Maximum fines in some member states, meanwhile, include up to €10m or 10 percent of annual turnover for companies.

Although the SEPA Regulation requires penalties to be effective, it does not mandate the commission to assess their adequacy.

The ECA warns that this lack of standardisation contributes to uneven enforcement and continued IBAN discrimination, highlighting the need for stronger oversight and harmonised penalties across the trading bloc. 

It has urged the commission to strengthen enforcement of the SEPA Regulation, stating that this should be addressed by the end of 2027.

The commission’s response

When approached by Vixio for comment, a spokesperson for the commission defended its interventions, stating that it “concurs with ECA’s position that regulatory price interventions should be exceptional”.

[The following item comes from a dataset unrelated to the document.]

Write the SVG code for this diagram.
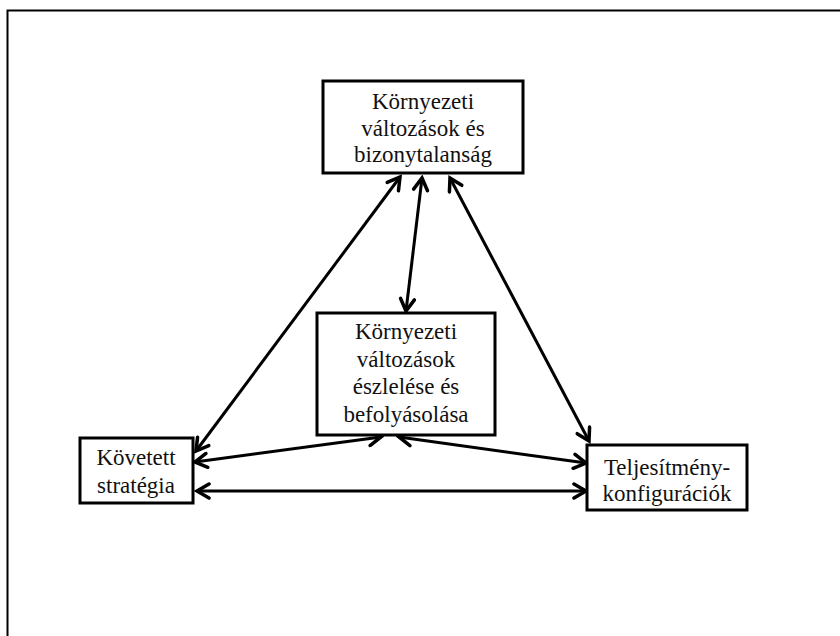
<svg xmlns="http://www.w3.org/2000/svg" width="840" height="636" viewBox="0 0 840 636">
<style>
.box{fill:#fff;stroke:#000;stroke-width:3}
.t{font-family:"Liberation Serif","Times New Roman",serif;font-size:23px;fill:#111;text-anchor:middle}
.c{stroke:#000;stroke-width:3;fill:none;marker-start:url(#ah);marker-end:url(#ah)}
</style>
<defs>
<marker id="ah" markerUnits="userSpaceOnUse" markerWidth="18" markerHeight="18" viewBox="0 0 18 18" refX="15" refY="9" orient="auto-start-reverse">
<path d="M3,2 L15,9 L3,16" fill="none" stroke="#000" stroke-width="3.5" stroke-linecap="round" stroke-linejoin="miter"/>
</marker>
</defs>
<path d="M7.5,640 V10.5 H842" fill="none" stroke="#000" stroke-width="2"/>
<g id="connectors">
<line class="c" x1="196" y1="451" x2="400" y2="177"/>
<line class="c" x1="406" y1="311" x2="422" y2="178"/>
<line class="c" x1="450" y1="178" x2="589" y2="441"/>
<line class="c" x1="195" y1="462" x2="381" y2="437"/>
<line class="c" x1="399" y1="437" x2="586" y2="463"/>
<line class="c" x1="197" y1="491" x2="586" y2="491"/>
</g>
<g id="node-top">
<rect class="box" x="323" y="81" width="200" height="92"/>
<text class="t" x="423" y="109">Környezeti</text>
<text class="t" x="423" y="136">változások és</text>
<text class="t" x="423" y="162">bizonytalanság</text>
</g>
<g id="node-middle">
<rect class="box" x="317" y="313" width="178" height="122"/>
<text class="t" x="406" y="339">Környezeti</text>
<text class="t" x="406" y="367">változások</text>
<text class="t" x="406" y="394">észlelése és</text>
<text class="t" x="406" y="422">befolyásolása</text>
</g>
<g id="node-left">
<rect class="box" x="80" y="438" width="113" height="65"/>
<text class="t" x="136" y="465">Követett</text>
<text class="t" x="136" y="493">stratégia</text>
</g>
<g id="node-right">
<rect class="box" x="587" y="445" width="160" height="65"/>
<text class="t" x="667" y="475">Teljesítmény-</text>
<text class="t" x="667" y="501">konfigurációk</text>
</g>
</svg>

However, the spokesperson said that the commission believes that these price interventions “address important deficiencies in the digital payments market and thus benefit both merchants and consumers, reducing costs and increasing choice”.

With regard to data collection, “the commission follows a thorough strategy which, in addition to regular exchanges with stakeholders, may include public consultations, calls for advice to the European Supervisory Agencies (ESAs) or externally commissioned studies”.

The spokesperson added that in “the area of competition rules, the commission possesses all the adequate legal powers and tools to collect information from stakeholders for the purpose of its antitrust investigations”.

They concluded that the “commission is continuously assessing the impact of these price interventions, including as part of the review of the relevant legislation”. 

“The respective legal instruments containing price interventions do provide for reviews of their impact and set the timeframe of such reviews,” they said. 

“We consider that they should take place at realistic and regular intervals, determined on a case-by-case basis, thus enabling the collection of comprehensive market information.”